One of the perks of joining a posh, high end gym is all the free stuff you get such as free intro to pilates, a free massage and a free health assessment.  As it happens, many gyms in London (maybe England?) have medical centers inside or next door.  I guess the idea is that is you are a gym person, you are probably interested in health stuff and might like to have a doctor nearby.  They also take National Health Insurance which was surprising, since I had imagined that to be more institutional looking.  But at this particular place, they have a "menu" of treatments including everything from a pap smear to reiki.  It is, after all, an Orthodox and Complimentary Medical Center.  Er, Centre.
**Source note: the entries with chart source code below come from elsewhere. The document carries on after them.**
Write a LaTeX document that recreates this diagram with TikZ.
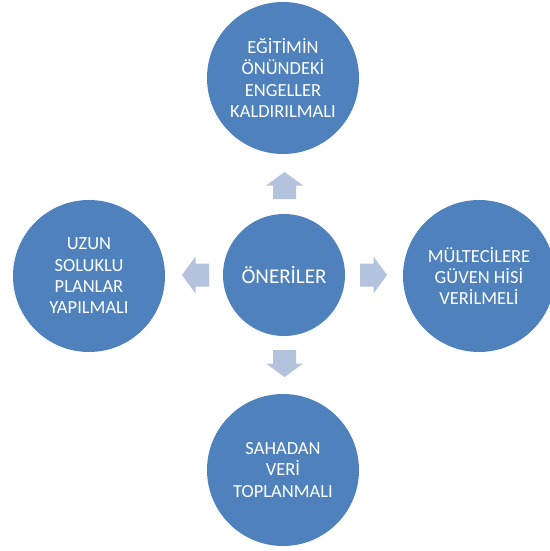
\documentclass[tikz,border=0pt]{standalone}
\usepackage{fontspec}
\setmainfont{Carlito}
\definecolor{circblue}{HTML}{4F81BD}
\definecolor{arrowblue}{HTML}{B3C2DD}
\begin{document}
\begin{tikzpicture}[x=1pt,y=-1pt,
  outer/.style={circle,fill=circblue,minimum size=152pt,inner sep=0pt,align=center,text=white,
    font=\fontsize{18.5pt}{21.3pt}\selectfont},
  centre/.style={circle,fill=circblue,minimum size=122pt,inner sep=0pt,align=center,text=white,
    font=\fontsize{21pt}{24pt}\selectfont},
  blockarrow/.pic={\fill[arrowblue] (0,13.5) -- (18.5,0) -- (11.5,0) -- (11.5,-13.5) -- (-11.5,-13.5) -- (-11.5,0) -- (-18.5,0) -- cycle;}
]
\useasboundingbox (0,0) rectangle (549,551);
\node[centre] (c) at (284,275) {ÖNERİLER};
\node[outer] (t) at (283,78) {EĞİTİMİN\\ÖNÜNDEKİ\\ENGELLER\\KALDIRILMALI};
\node[outer] (b) at (283,470) {SAHADAN\\VERİ\\TOPLANMALI};
\node[outer] (l) at (89,276) {UZUN\\SOLUKLU\\PLANLAR\\YAPILMALI};
\node[outer] (r) at (479,276) {MÜLTECİLERE\\GÜVEN HİSİ\\VERİLMELİ};
\pic[rotate=180] at (284.5,185.5) {blockarrow};
\pic[rotate=0] at (284.5,363.5) {blockarrow};
\pic[rotate=-90] at (195.5,275) {blockarrow};
\pic[rotate=90] at (373.5,275) {blockarrow};
\end{tikzpicture}
\end{document}
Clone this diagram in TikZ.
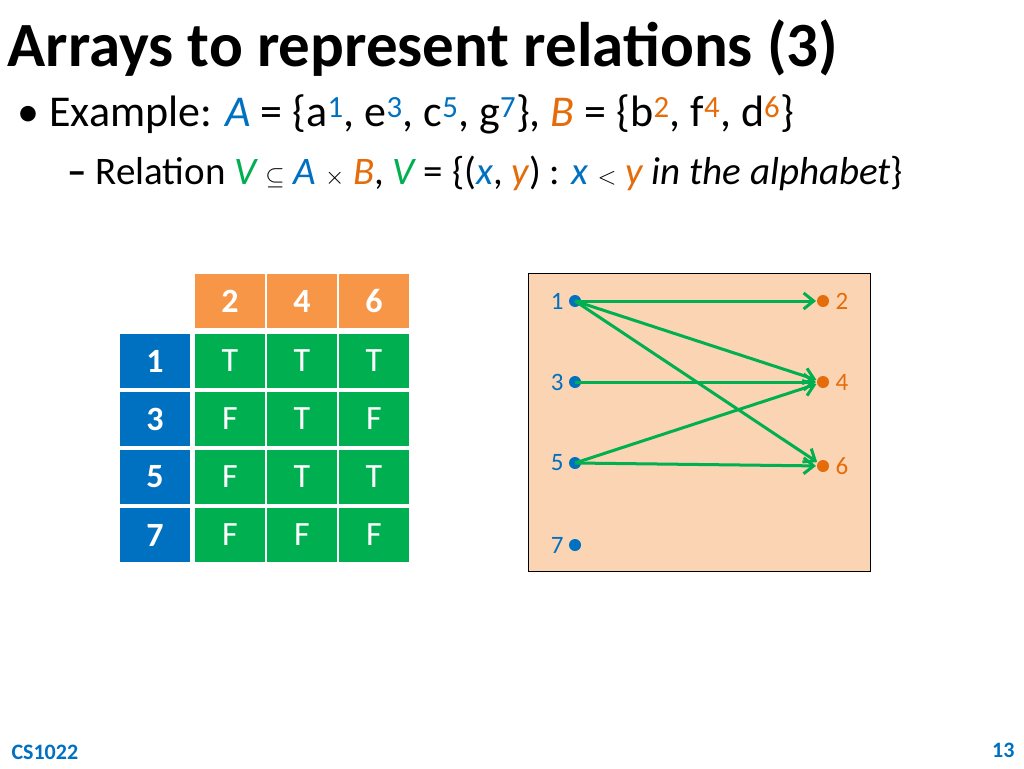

Never one to pass up a freebie, I arrived for my free health assessment on my lunch break.  I walked into the glass-walled center in the middle of the gym to find all three  assistants staring out into the gym at a man who had just passed out during his cardio.  One was on the phone to the ambulance trying to explain that while they ARE a medical center (centre) they really are in need of transport to an actual hospital and that they are not next to the gym, but inside the gym.  Meantime, a man in a white coat rushes back into the centRE then rushes back out with an armful of equipment such as a stethoscope and that blood pressure cuff thing.  We watch helplessly as the guy perks up, then passes out again.  A gym employee pops in to ask how long the ambulance will take.  I remember my bus ride of 2 miles taking an hour sometimes in traffic and shudder.  The poor guy can't seem to stay conscious.  I was just about to suggest that maybe I come back when someone isn't dying all over the gym floor when the man in the white coat pops into the waiting room and ushers me back into an exam room.  He tells me he is Dr Asher.  And the unconscious man will be OK.  Eventually.

And so the assessment begins with a battery of questions about family members. He looks at my toes under a black light.  He asks if I was afraid of thunderstorms as a child.  He measures and weighs and takes a tiny amount of blood.  He asks if I propped  a door open with a brick, would I first wrap it in pretty paper?  (I had to admit I was torn on that one - depends on the length of propping.  Beauty vs Practicality, you see.)  And more questions.  Finally my revelation that I had pneumonia seals it.  I am a phosphorus.  And then we ran out of time.  He offers to finish up next week, since we were cut short by the passing-out-guy.  He tells me that it will all be wrapped up in a report with recommendations for diet and exercise.  But not wrapped up in pretty paper, as he isn't so much a Phosphorus.


I don't know if all British Medical Practitioners ask cryptic questions - is it part of the NHI?  But I must say, I can't wait to find out what in the Union Jack is a Phosphorus!